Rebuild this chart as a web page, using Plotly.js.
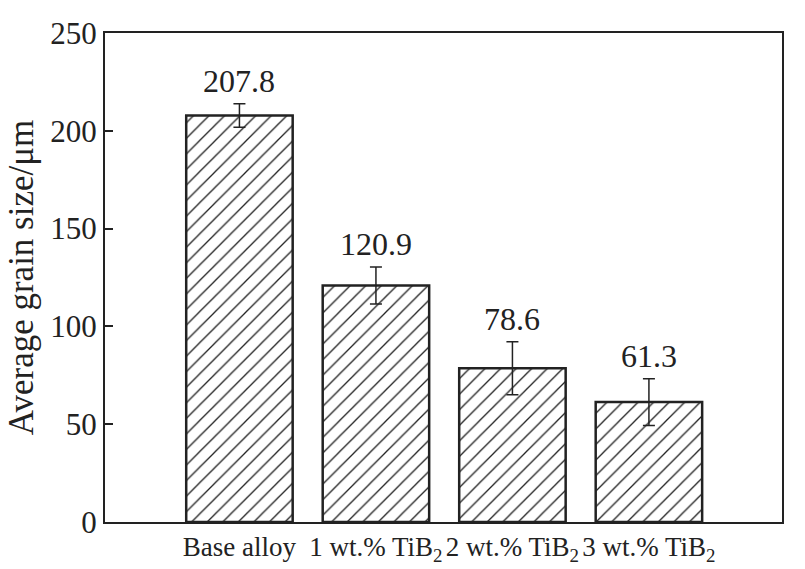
<!DOCTYPE html>
<html><head><meta charset="utf-8">
<script src="https://cdn.plot.ly/plotly-3.0.1.min.js"></script>
<style>html,body{margin:0;padding:0;background:#fff;}</style>
</head><body>
<div id="chart" style="width:805px;height:569px;"></div>
<script>
const categories = ["Base alloy", "1 wt.% TiB<sub>2</sub>", "2 wt.% TiB<sub>2</sub>", "3 wt.% TiB<sub>2</sub>"];
const grainSize = [207.8, 120.9, 78.6, 61.3];
const errors = [6, 9.5, 13.5, 12];
const valueLabels = ["207.8", "120.9", "78.6", "61.3"];
const yTicks = [0, 50, 100, 150, 200, 250];

const font = "'Liberation Serif', 'Times New Roman', serif";
const trace = {
  type: "bar",
  x: categories,
  y: grainSize,
  width: 0.78,
  marker: {
    color: "#ffffff",
    line: {color: "#222", width: 2.5},
    pattern: {shape: "/", size: 11, solidity: 0.12, fgcolor: "#222", bgcolor: "#ffffff"}
  },
  error_y: {type: "data", array: errors, visible: true, color: "#222", thickness: 1.5, width: 6},
  hoverinfo: "none"
};
const annotations = categories.map((c, i) => ({
  x: c, y: grainSize[i] + errors[i], xref: "x", yref: "y",
  text: valueLabels[i], showarrow: false, yanchor: "bottom", yshift: 3,
  font: {family: font, size: 32, color: "#222"}
}));
Plotly.newPlot("chart", [trace], {
  width: 805, height: 569,
  margin: {l: 105, r: 23, t: 33, b: 47},
  paper_bgcolor: "#fff", plot_bgcolor: "#fff",
  showlegend: false,
  xaxis: {
    type: "category", range: [-0.985, 3.975],
    showline: true, linecolor: "#222", linewidth: 2, mirror: true,
    ticks: "", tickfont: {family: font, size: 27, color: "#222"},
    showgrid: false, zeroline: false, fixedrange: true
  },
  yaxis: {
    range: [0, 250], tickvals: yTicks, ticktext: yTicks.map(String),
    showline: true, linecolor: "#222", linewidth: 2, mirror: true,
    ticks: "inside", ticklen: 8, tickwidth: 2, tickcolor: "#222",
    tickfont: {family: font, size: 31, color: "#222"},
    title: {text: "Average grain size/μm", font: {family: font, size: 35, color: "#222"}, standoff: 6},
    showgrid: false, zeroline: false, fixedrange: true
  },
  annotations: annotations
}, {displayModeBar: false, staticPlot: true});
</script>
</body></html>
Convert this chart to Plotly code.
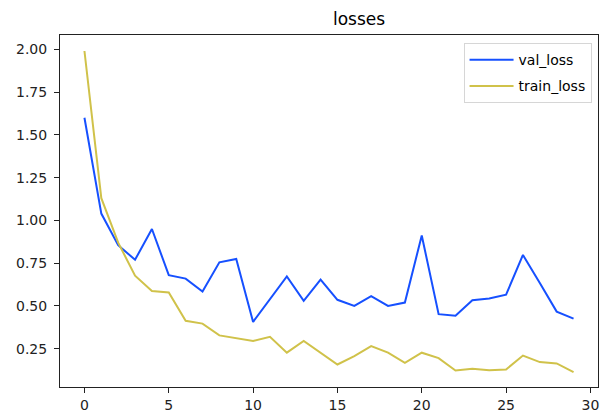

## WHAT TO WORK ON:
Set down all the entries exactly as they appear, but skip any pictures.

## REPLY TO THE EXERCISE:
Rebuild this chart as a web page, using Plotly.js.
<!DOCTYPE html>
<html><head><meta charset="utf-8">
<script src="https://cdn.plot.ly/plotly-3.0.1.min.js"></script>
<style>html,body{margin:0;padding:0;background:#fff;}</style>
</head><body>
<div id="chart" style="width:805px;height:569px;"></div>
<script>
const categories = ["Base alloy", "1 wt.% TiB<sub>2</sub>", "2 wt.% TiB<sub>2</sub>", "3 wt.% TiB<sub>2</sub>"];
const grainSize = [207.8, 120.9, 78.6, 61.3];
const errors = [6, 9.5, 13.5, 12];
const valueLabels = ["207.8", "120.9", "78.6", "61.3"];
const yTicks = [0, 50, 100, 150, 200, 250];

const font = "'Liberation Serif', 'Times New Roman', serif";
const trace = {
  type: "bar",
  x: categories,
  y: grainSize,
  width: 0.78,
  marker: {
    color: "#ffffff",
    line: {color: "#222", width: 2.5},
    pattern: {shape: "/", size: 11, solidity: 0.12, fgcolor: "#222", bgcolor: "#ffffff"}
  },
  error_y: {type: "data", array: errors, visible: true, color: "#222", thickness: 1.5, width: 6},
  hoverinfo: "none"
};
const annotations = categories.map((c, i) => ({
  x: c, y: grainSize[i] + errors[i], xref: "x", yref: "y",
  text: valueLabels[i], showarrow: false, yanchor: "bottom", yshift: 3,
  font: {family: font, size: 32, color: "#222"}
}));
Plotly.newPlot("chart", [trace], {
  width: 805, height: 569,
  margin: {l: 105, r: 23, t: 33, b: 47},
  paper_bgcolor: "#fff", plot_bgcolor: "#fff",
  showlegend: false,
  xaxis: {
    type: "category", range: [-0.985, 3.975],
    showline: true, linecolor: "#222", linewidth: 2, mirror: true,
    ticks: "", tickfont: {family: font, size: 27, color: "#222"},
    showgrid: false, zeroline: false, fixedrange: true
  },
  yaxis: {
    range: [0, 250], tickvals: yTicks, ticktext: yTicks.map(String),
    showline: true, linecolor: "#222", linewidth: 2, mirror: true,
    ticks: "inside", ticklen: 8, tickwidth: 2, tickcolor: "#222",
    tickfont: {family: font, size: 31, color: "#222"},
    title: {text: "Average grain size/μm", font: {family: font, size: 35, color: "#222"}, standoff: 6},
    showgrid: false, zeroline: false, fixedrange: true
  },
  annotations: annotations
}, {displayModeBar: false, staticPlot: true});
</script>
</body></html>
Convert this chart to Plotly code.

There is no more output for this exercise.